HOUSTON (KTRK) -- There has been a major development in a traffic ticket investigation involving four Houston Police Department officers and potentially thousands of tickets. Those tickets are being dismissed.
HPD Chief Charles McClelland says all tickets written by officers John Garcia, Robert Manzanales and Gregory Rosa could be called into question. The fourth officer, Rudolph Farias, committed suicide at HPD's Central Patrol station last month. They are accused of listing each other as witnesses on traffic tickets even though their patrol car's GPS showed they weren't present. Nearly 4,000 tickets could be affected.

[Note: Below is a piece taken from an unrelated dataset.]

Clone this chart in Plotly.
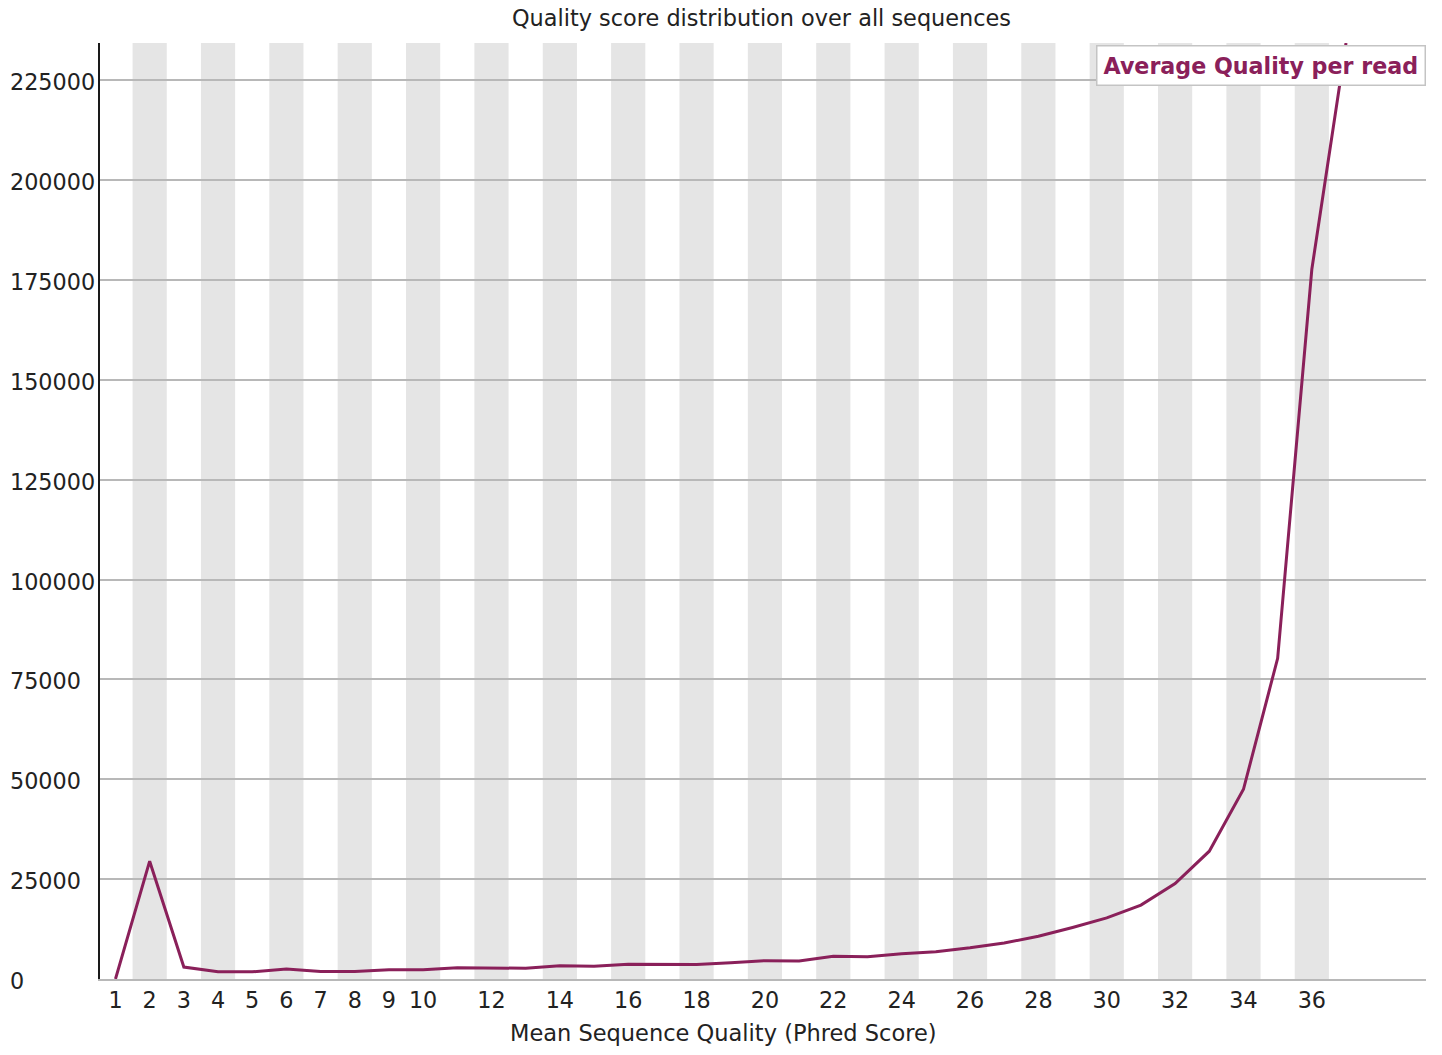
import plotly.graph_objects as go

# Mean sequence quality (Phred) vs number of reads
quality = list(range(1, 38))
read_counts = [
    0, 29500, 3000, 1800, 1800, 2500, 1900, 1900, 2300, 2300,
    2800, 2800, 2700, 3300, 3200, 3700, 3700, 3600, 4100, 4600,
    4500, 5700, 5600, 6300, 6800, 7800, 9000, 10700, 12900, 15300,
    18500, 23900, 32000, 47500, 80300, 177700, 234360,
]
x_tick_vals = list(range(1, 11)) + list(range(12, 37, 2))
y_tick_vals = [0, 25000, 50000, 75000, 100000, 125000, 150000, 175000, 200000, 225000]

LINE_COLOR = "rgb(138,32,90)"
TEXT_COLOR = "#222222"
FONT = "DejaVu Sans"
W, H = 1442, 1055
M_L, M_R, M_T, M_B = 100, 16, 43, 76
PW, PH = W - M_L - M_R, H - M_T - M_B

fig = go.Figure()
fig.add_trace(go.Scatter(
    x=quality, y=read_counts, mode="lines",
    line=dict(color=LINE_COLOR, width=3),
    showlegend=False, hoverinfo="x+y", cliponaxis=True,
))

# alternating grey bands behind even quality scores
shapes = []
for q in quality:
    if q % 2 == 0:
        shapes.append(dict(
            type="rect", xref="x", yref="paper", x0=q - 0.5, x1=q + 0.5, y0=0, y1=1,
            fillcolor="#e5e5e5", line=dict(width=0), layer="below",
        ))

annotations = []
# left-aligned y tick labels
for v in y_tick_vals:
    annotations.append(dict(
        x=-(M_L - 8) / PW, xref="paper", y=v, yref="y", xanchor="left", yanchor="middle",
        yshift=-2, text=str(v), showarrow=False,
        font=dict(family=FONT, size=22.3, color=TEXT_COLOR),
    ))
annotations.append(dict(
    x=(761 - M_L) / PW, xref="paper", y=1 + 25 / PH, yref="paper",
    xanchor="center", yanchor="middle", showarrow=False,
    text="Quality score distribution over all sequences",
    font=dict(family=FONT, size=22.4, color=TEXT_COLOR),
))
annotations.append(dict(
    x=(723 - M_L) / PW, xref="paper", y=-54 / PH, yref="paper",
    xanchor="center", yanchor="middle", showarrow=False,
    text="Mean Sequence Quality (Phred Score)",
    font=dict(family=FONT, size=22.5, color=TEXT_COLOR),
))
annotations.append(dict(
    x=1, xref="paper", y=1 - 2 / PH, yref="paper", xanchor="right", yanchor="top",
    showarrow=False, text="<b>Average Quality per read</b>",
    font=dict(family=FONT, size=22.2, color=LINE_COLOR),
    bgcolor="white", bordercolor="#c4c4c4", borderwidth=1.5, borderpad=6,
))

fig.update_layout(
    width=W, height=H,
    margin=dict(l=M_L, r=M_R, t=M_T, b=M_B),
    paper_bgcolor="white", plot_bgcolor="white",
    shapes=shapes, annotations=annotations,
    xaxis=dict(
        range=[0.547, 39.34], tickmode="array", tickvals=x_tick_vals,
        ticktext=[str(v) for v in x_tick_vals], showgrid=False, zeroline=False,
        showline=True, linecolor="#b8b8b8", linewidth=2,
        ticks="", tickfont=dict(family=FONT, size=22.3, color=TEXT_COLOR),
    ),
    yaxis=dict(
        range=[0, 234360], tickmode="array", tickvals=y_tick_vals,
        showticklabels=False, showgrid=True, gridcolor="#b8b8b8", gridwidth=2,
        zeroline=False, showline=True, linecolor="#1a1a1a", linewidth=2, ticks="",
    ),
)

fig.write_html("out.html")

"In the interest of justice and fairness, it's the right thing to do because if there is a perception that these citations may be tainted or someone questions the credibility or legitimacy it is better to dismiss them," said HPD Chief Charles McClelland during a news conference.
Later Thursday, Randy Zamora, the city's senior assistant city attorney, issued the following statements:
"At this time my office is dismissing citations that have been issued by any of the four officers that are under investigation. We believe that doing so is in the interest of justice and the right thing to do.
"Citizens that have citations issued by one of these officers should still appear in court. The city will make a motion in court to dismiss the citation the citizen simply needs to appear."
Meanwhile, McClelland says he will turn over the results of the pending internal investigation to the Harris County District Attorney's office for prosecutors to decide whether what the officers are accused of doing was criminal.
The surviving officers have been relieved of duty.